LOL! Yes, indeed! I live on a postage stamp and have learned to use every inch!
My backyard in the summer

Yes, both my cars are in the driveway! My van has never been in the garage! It’s 15 years old. It’s big, I like it. I can squeak a little more life out of it.
My yard looks like your yard too. Almost no need to cut grass. How do you keep your trees so short? Are they young or you prune them a lot in winter?
I prune late winter, early summer, and mid summer. Yes kept small. The trees are about six years old in that photo. Now eight years, still the same size.
How are your currants doing? drew51
Excellent. My harvest is large this year. I mostly make syrups from them for cordials. I have enough to last till next season. I re-did my fence cordons to use better cultivars, so it’s going to be a few years before they look nice.
I added some blacks to my daughter’s garden too. So easy to propagate these plants.
Drew of all things, the most difficult thing to find here are black currants and they have huge orchards (currant farms) here. I can find tiny baskets only, so I’ve decided to grown my own in pots. They should do really well. I have partial sun on my terrace so that should work. I am so proud of you. Besides me you were one of the first currant nuts! Mrsg
I grow some in containers, and they do really well! What surprised me most about black currants was discovering my wife loves them. She said last week it is her favorite fruit that I grow. She never had them before I grew them. She said that while I was prepping a batch for syrup. Which is very similar to how you would make jam. The prepping part anyway. I add juice and zest of two lemons. Lemons seem to refine the taste. She made the comment as the aroma of the currants was filling the kitchen air.
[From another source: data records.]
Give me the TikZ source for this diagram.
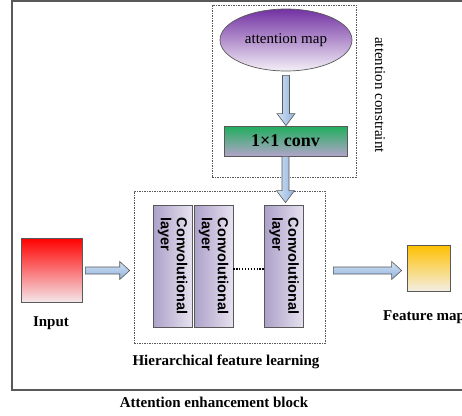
\documentclass[tikz,border=0pt]{standalone}
\usepackage{fontspec}
\setmainfont{Liberation Serif}
\setsansfont{Liberation Sans}
\usetikzlibrary{shapes.geometric,calc}

\definecolor{edgegray}{HTML}{595959}
\definecolor{arrowA}{HTML}{D3E2F4}
\definecolor{arrowB}{HTML}{8FB2DC}
\definecolor{amapTop}{HTML}{7332A3}
\definecolor{amapBot}{HTML}{F3EFF7}
\definecolor{convTop}{HTML}{1FAE5C}
\definecolor{convBot}{HTML}{B2A4C9}
\definecolor{layerL}{HTML}{ADA1C9}
\definecolor{layerR}{HTML}{E6E2EF}
\definecolor{inTop}{HTML}{FF0000}
\definecolor{inBot}{HTML}{F4E6E9}
\definecolor{fmTop}{HTML}{FFC000}
\definecolor{fmBot}{HTML}{F3EEE3}

\tikzset{
  blockarrow/.style={draw=edgegray, line width=0.6pt, line join=miter},
  dashbox/.style={draw=edgegray, line width=0.6pt, dash pattern=on 1.5pt off 1pt, rectangle, inner sep=0pt},
  solidshape/.style={draw=edgegray, line width=0.7pt, inner sep=0pt},
  convlayer/.style={solidshape, rectangle, minimum width=39pt, minimum height=122pt,
    left color=layerL, right color=layerR},
  convtext/.style={rotate=-90, align=left, font=\sffamily\bfseries\fontsize{14.5}{16}\selectfont, inner sep=0pt},
  lbl/.style={font=\bfseries\fontsize{15}{17}\selectfont, inner sep=0pt},
}

% hollow block arrow pointing down: shaft starts at #1, tip at the height of #2
\newcommand\blkdown[2]{%
  \path[blockarrow, left color=arrowA, right color=arrowB] let \p1=(#1), \p2=(#2) in
    (\x1-3.5pt,\y1) -- (\x1+3.5pt,\y1) -- (\x1+3.5pt,\y2+12pt) -- (\x1+9pt,\y2+12pt)
    -- (\x1,\y2) -- (\x1-9pt,\y2+12pt) -- (\x1-3.5pt,\y2+12pt) -- cycle;}
% hollow block arrow pointing right: shaft starts at #1, tip at the abscissa of #2
\newcommand\blkright[2]{%
  \path[blockarrow, top color=arrowA, bottom color=arrowB] let \p1=(#1), \p2=(#2) in
    (\x1,\y1+3.5pt) -- (\x2-10pt,\y1+3.5pt) -- (\x2-10pt,\y1+9pt) -- (\x2,\y1)
    -- (\x2-10pt,\y1-9pt) -- (\x2-10pt,\y1-3.5pt) -- (\x1,\y1-3.5pt) -- cycle;}

\begin{document}
\begin{tikzpicture}[x=1pt,y=-1pt]
\useasboundingbox (0,0) rectangle (462,415);

% outer block frame
\draw[edgegray, line width=1.5pt] (480,1) -- (12,1) -- (12,390) -- (480,390);

% attention constraint branch
\node[dashbox, minimum width=144pt, minimum height=172pt] (attbox) at (284,91) {};
\node[solidshape, ellipse, minimum width=132pt, minimum height=62pt,
      top color=amapTop, bottom color=amapBot,
      font=\fontsize{15}{17}\selectfont] (amap) at (286,40) {attention map};
\node[solidshape, rectangle, minimum width=123pt, minimum height=30pt,
      top color=convTop, bottom color=convBot,
      font=\bfseries\fontsize{18}{20}\selectfont] (conv) at (285.5,141) {1\texttimes 1 conv};
\node[rotate=-90, font=\fontsize{15}{17}\selectfont, inner sep=0pt] (attlbl) at (380,95) {attention constraint};

% hierarchical feature learning
\node[dashbox, minimum width=191pt, minimum height=152pt] (hier) at (229.5,267) {};
\node[convlayer] (c1) at (172.5,266) {};
\node[convlayer] (c2) at (213.5,266) {};
\node[convlayer] (c3) at (284,266) {};
\node[convtext] (t1) at (c1) {Convolutional\\layer};
\node[convtext] (t2) at (c2) {Convolutional\\layer};
\node[convtext] (t3) at (c3) {Convolutional\\layer};
\draw[line width=1.3pt, dash pattern=on 1.3pt off 1.6pt] ([yshift=-3pt]c2.east) -- ([yshift=-3pt]c3.west);

% input and output
\node[solidshape, rectangle, minimum width=61pt, minimum height=64pt,
      top color=inTop, bottom color=inBot] (input) at (51.5,270) {};
\node[solidshape, rectangle, minimum width=43pt, minimum height=46pt,
      top color=fmTop, bottom color=fmBot] (feat) at (428.5,268) {};

% labels
\node[lbl] (inlbl) at (51,323) {Input};
\node[lbl, anchor=west] (fmlbl) at (383,317) {Feature map};
\node[lbl] (hierlbl) at (226,362) {Hierarchical feature learning};
\node[lbl] (blocklbl) at (214,402) {Attention enhancement block};

% connectors
\blkdown{$(amap.south)+(0,4)$}{conv.north}
\blkdown{conv.south}{$(c3.north)+(0,-2)$}
\blkright{$(input.east)+(3,0.5)$}{$(hier.west)+(-4,0)$}
\blkright{$(hier.east |- input.east)+(8,0.5)$}{$(feat.west)+(-5,0)$}
\end{tikzpicture}
\end{document}
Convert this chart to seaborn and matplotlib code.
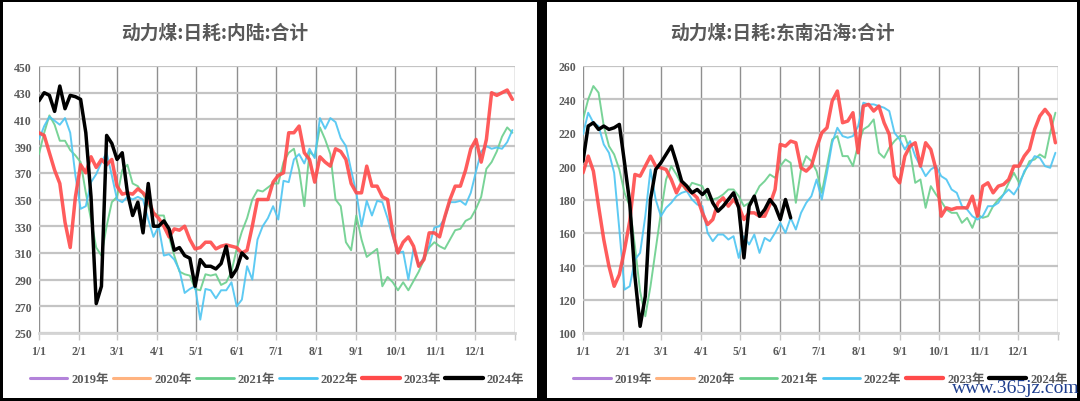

To stay on subject slightly pomegranates make a wonderful jam too.
I made syrup out of dogwood (cornus mas) cherries this year. It is surprisingly delicious. Not as complex as real cherries, but still an interesting flavor. Everybody who tried it loved the syrup.
It all sounds great!
Resurrecting an old thread with exciting news! After nearly ten years of trying in Berlin, MD I finally had my first huge harvest of pomegranates. This variety was purchased offline as a Russian pomegranate, that’s all I know. The tree has been in this spot since 2017 but the fruit has always only reached golf ball size, rotted, and fallen off. This year, I probably got 60 huge Poms off it.
My eldest son lives in Silver Spring MD. Several years back, I gave him a pom I’d rooted from one of the ‘survivors’ of a dozen or more ‘cold-hardy’ types I’d gotten from NCGR 10 years earlier. I’d thought it was Kazake or Salavatski… but when I dug the one surviving plant and moved it to a pot (and subsequently let it die of thirst), it still had its NCGR label - Kaj Acik Anor. It has finally gained enough size and maturity to hold and mature fruits for the past 2 years.